The challenge lies in identifying loyal customers correctly before aggregating revenue.

You need to be familiar with CTEs and joins to solve this problem. 


Step 2: Break Down the Logic

  1. Filter to members onlyWHERE is_member = true.

  2. Check repeat stays per hotel → Customers must have more than 2 stays at each hotel they visited.

    • This means counting transactions per customer_id + hotel_id.

  3. Check different hotel count → Customer must have stayed at least in 3 unique hotels.

  4. Revenue aggregation → Once loyal customers are identified, calculate their total spend and compare to total revenue.


Step 3: SQL Query

Here’s a possible solution:

We create CTEs for member transactions, hotel stays and "valid customer" - to find customers who satisfy the constraints given in the question. Similary, we create two more CTEs for revenue - total and loyal. The loyal revenue is calculated using the "valid customers" CTEs with the help of a join as shown below.

WITH member_transactions AS (
    SELECT *
    FROM customer_transactions
    WHERE is_member = TRUE
),
hotel_stays AS (
    SELECT 
        customer_id,
        hotel_id,
        COUNT(DISTINCT transaction_id) AS num_stays
    FROM member_transactions
    GROUP BY customer_id, hotel_id
),
valid_customers AS (
    SELECT 
        customer_id
    FROM hotel_stays
    GROUP BY customer_id
    HAVING 
        MIN(num_stays) > 2     -- more than 2 stays at each hotel visited
        AND COUNT(DISTINCT hotel_id) >= 3  -- at least 3 unique hotels
),
loyal_revenue AS (
    SELECT 
        SUM(ct.total_spend) AS loyal_spend
    FROM customer_transactions ct
    JOIN valid_customers vc
      ON ct.customer_id = vc.customer_id
    WHERE ct.is_member = TRUE
      AND strftime('%Y', ct.first_night) = '2017'
),
total_revenue AS (
    SELECT 
        SUM(total_spend) AS total_spend
    FROM customer_transactions
    WHERE strftime('%Y', first_night) = '2017'
)
SELECT 
    ROUND(100.0 * loyal_spend / total_spend, 2) AS loyal_revenue_percent
FROM loyal_revenue, total_revenue;

Step 4: Walkthrough of the Query

  • member_transactions → filters down to only members.

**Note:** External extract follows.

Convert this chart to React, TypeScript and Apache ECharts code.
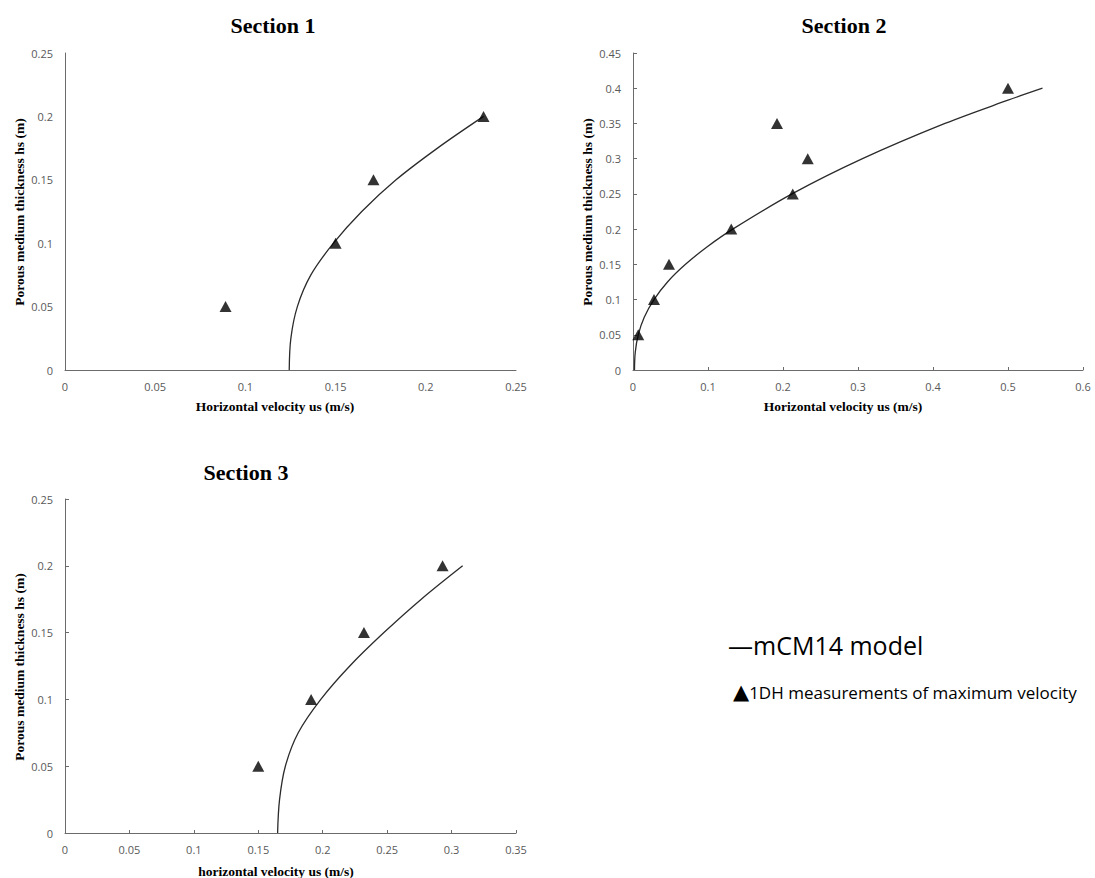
import React, { useEffect, useRef } from 'react';
import * as echarts from 'echarts';

const SECTION_TITLES = ['Section 1', 'Section 2', 'Section 3'];
const Y_AXIS_TITLE = 'Porous medium thickness hs (m)';
const X_AXIS_TITLES = ['Horizontal velocity us (m/s)', 'Horizontal velocity us (m/s)', 'horizontal velocity us (m/s)'];
const LEGEND_MODEL = '—mCM14 model';
const LEGEND_MARK = '▲';
const LEGEND_MEASURED = '1DH measurements of maximum velocity';

const X_MAX = [0.25, 0.6, 0.35];
const X_STEP = [0.05, 0.1, 0.05];
const Y_MAX = [0.25, 0.45, 0.25];
const Y_STEP = [0.05, 0.05, 0.05];

// Section 1
const s1MeasuredU = [0.089, 0.150, 0.171, 0.232];
const s1MeasuredH = [0.05, 0.10, 0.15, 0.20];
const s1ModelU = [0.1243, 0.1252, 0.1288, 0.1363, 0.1488, 0.1645, 0.1835, 0.2065, 0.232];
const s1ModelH = [0, 0.025, 0.05, 0.075, 0.1, 0.125, 0.15, 0.175, 0.2];

// Section 2
const s2MeasuredU = [0.007, 0.028, 0.048, 0.131, 0.192, 0.213, 0.233, 0.5];
const s2MeasuredH = [0.05, 0.10, 0.15, 0.20, 0.35, 0.25, 0.30, 0.40];
const s2ModelU = [0.002, 0.003, 0.007, 0.015, 0.028, 0.046, 0.07, 0.099, 0.133, 0.212, 0.306, 0.416, 0.5, 0.546];
const s2ModelH = [0, 0.025, 0.05, 0.075, 0.1, 0.125, 0.15, 0.175, 0.2, 0.25, 0.3, 0.35, 0.383, 0.4];

// Section 3
const s3MeasuredU = [0.150, 0.191, 0.232, 0.293];
const s3MeasuredH = [0.05, 0.10, 0.15, 0.20];
const s3ModelU = [0.165, 0.1665, 0.171, 0.181, 0.1985, 0.221, 0.2475, 0.2765, 0.3086];
const s3ModelH = [0, 0.025, 0.05, 0.075, 0.1, 0.125, 0.15, 0.175, 0.2];

const pair = (u: number[], h: number[]) => u.map((v, i) => [v, h[i]]);

const GRIDS = [
  { left: 65, top: 53, width: 451, height: 317 },
  { left: 633, top: 53, width: 450, height: 317 },
  { left: 65, top: 499, width: 451, height: 334 },
];
const SHOW_TICKS = [false, true, true];

const AXIS_COLOR = '#6b6b6b';
const LABEL_STYLE = { color: '#595959', fontSize: 11, fontFamily: '"Open Sans", sans-serif' };
const SERIF = '"Liberation Serif", "Times New Roman", serif';

export default function App() {
  const ref = useRef<HTMLDivElement>(null);
  useEffect(() => {
    if (!ref.current) return;
    const chart = echarts.init(ref.current, undefined, { renderer: 'svg' });
    const xAxis = GRIDS.map((_, i) => ({
      type: 'value',
      gridIndex: i,
      min: 0,
      max: X_MAX[i],
      interval: X_STEP[i],
      axisLine: { show: true, onZero: false, lineStyle: { color: AXIS_COLOR, width: 1 } },
      axisTick: { show: SHOW_TICKS[i], inside: true, length: 3, lineStyle: { color: AXIS_COLOR } },
      splitLine: { show: false },
      axisLabel: { ...LABEL_STYLE, margin: 11 },
    }));
    const yAxis = GRIDS.map((_, i) => ({
      type: 'value',
      gridIndex: i,
      min: 0,
      max: Y_MAX[i],
      interval: Y_STEP[i],
      axisLine: { show: true, onZero: false, lineStyle: { color: AXIS_COLOR, width: 1 } },
      axisTick: { show: SHOW_TICKS[i], inside: true, length: 4, lineStyle: { color: AXIS_COLOR } },
      splitLine: { show: false },
      axisLabel: { ...LABEL_STYLE, margin: 12 },
    }));
    const measured = [pair(s1MeasuredU, s1MeasuredH), pair(s2MeasuredU, s2MeasuredH), pair(s3MeasuredU, s3MeasuredH)];
    const model = [pair(s1ModelU, s1ModelH), pair(s2ModelU, s2ModelH), pair(s3ModelU, s3ModelH)];
    const series: any[] = [];
    GRIDS.forEach((_, i) => {
      series.push({
        type: 'line',
        xAxisIndex: i,
        yAxisIndex: i,
        data: model[i],
        smooth: 0.35,
        showSymbol: false,
        lineStyle: { color: '#2b2b2b', width: 1.3 },
        z: 2,
      });
      series.push({
        type: 'scatter',
        xAxisIndex: i,
        yAxisIndex: i,
        data: measured[i],
        symbol: 'triangle',
        symbolSize: [12, 11],
        itemStyle: { color: '#000' },
        z: 3,
      });
    });

    const titlePos = [
      [273, 25],
      [844, 25],
      [246, 472],
    ];
    const xNamePos = [
      [275, 406],
      [843, 406],
      [276, 871],
    ];
    const yNamePos = [
      [19, 212],
      [587, 212],
      [19, 667],
    ];
    const graphic: any[] = [];
    GRIDS.forEach((_, i) => {
      graphic.push({
        type: 'text',
        x: titlePos[i][0],
        y: titlePos[i][1],
        style: {
          text: SECTION_TITLES[i],
          font: `bold 22px ${SERIF}`,
          fill: '#000',
          textAlign: 'center',
          textVerticalAlign: 'middle',
          align: 'center',
          verticalAlign: 'middle',
        },
      });
      graphic.push({
        type: 'text',
        x: xNamePos[i][0],
        y: xNamePos[i][1],
        style: {
          text: X_AXIS_TITLES[i],
          font: `bold 13.5px ${SERIF}`,
          fill: '#000',
          textAlign: 'center',
          textVerticalAlign: 'middle',
          align: 'center',
          verticalAlign: 'middle',
        },
      });
      graphic.push({
        type: 'text',
        x: yNamePos[i][0],
        y: yNamePos[i][1],
        rotation: Math.PI / 2,
        style: {
          text: Y_AXIS_TITLE,
          font: `bold 13.5px ${SERIF}`,
          fill: '#000',
          textAlign: 'center',
          textVerticalAlign: 'middle',
          align: 'center',
          verticalAlign: 'middle',
        },
      });
    });
    graphic.push({
      type: 'text',
      x: 728,
      y: 645,
      style: {
        text: LEGEND_MODEL,
        font: '25px "Open Sans", sans-serif',
        fill: '#000',
        textAlign: 'left',
        textVerticalAlign: 'middle',
        align: 'left',
        verticalAlign: 'middle',
      },
    });
    graphic.push({
      type: 'text',
      x: 733,
      y: 692,
      style: {
        text: `{m|${LEGEND_MARK}}{t|${LEGEND_MEASURED}}`,
        fill: '#000',
        textAlign: 'left',
        textVerticalAlign: 'middle',
        align: 'left',
        verticalAlign: 'middle',
        rich: {
          m: { fontSize: 21, fontFamily: '"DejaVu Sans", sans-serif', fill: '#000', color: '#000' },
          t: { fontSize: 17, fontFamily: '"Open Sans", sans-serif', fill: '#000', color: '#000' },
        },
      },
    });

    chart.setOption({
      animation: false,
      backgroundColor: '#ffffff',
      grid: GRIDS.map((g) => ({ ...g, containLabel: false })),
      xAxis,
      yAxis,
      series,
      graphic,
    });
    return () => chart.dispose();
  }, []);
  return (
    <div
      ref={ref}
      style={{ position: 'absolute', left: 0, top: 0, width: 1095, height: 878, background: '#fff' }}
    />
  );
}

  • hotel_stays → counts stays per customer per hotel.

  • valid_customers → ensures:

    • Every hotel they visited had >2 stays (MIN(num_stays) > 2).

    • They stayed in 3+ different hotels.

  • loyal_revenue → sums total spend from valid loyal customers in 2017.

  • total_revenue → sums all customer spend in 2017.

  • Final SELECT → computes % revenue from loyal customers.


Step 5: Interviewer Follow-Up Questions

In interviews, solving the query is only half the battle. Expect follow-up questions such as:

  1. Performance Optimization

    • How would this query perform on billions of rows?

    • Could you use indexes on customer_id, hotel_id, and first_night?

  2. Edge Cases

    • What if a customer stayed 3 times in one hotel and 0 times in others?

    • How would you handle cancellations or refunds?

  3. Business Understanding

    • Why does the company define “loyal” this way?

    • How would changing the definition (e.g., 2 different hotels instead of 3) impact the results?


Key Takeaways

  • SQL interview questions often combine business rules with technical filtering and aggregation.

  • Always break down complex conditions into smaller logical steps using CTEs.

  • Be prepared to discuss query performance, edge cases, and business implications.


Final Thoughts

This problem is a great example of the type of SQL case study questions asked in interviews for data analysts, data scientists, and data engineers. Practicing problems like this will help you stand out in interviews—not just by writing the query, but by demonstrating structured thinking and real-world awareness.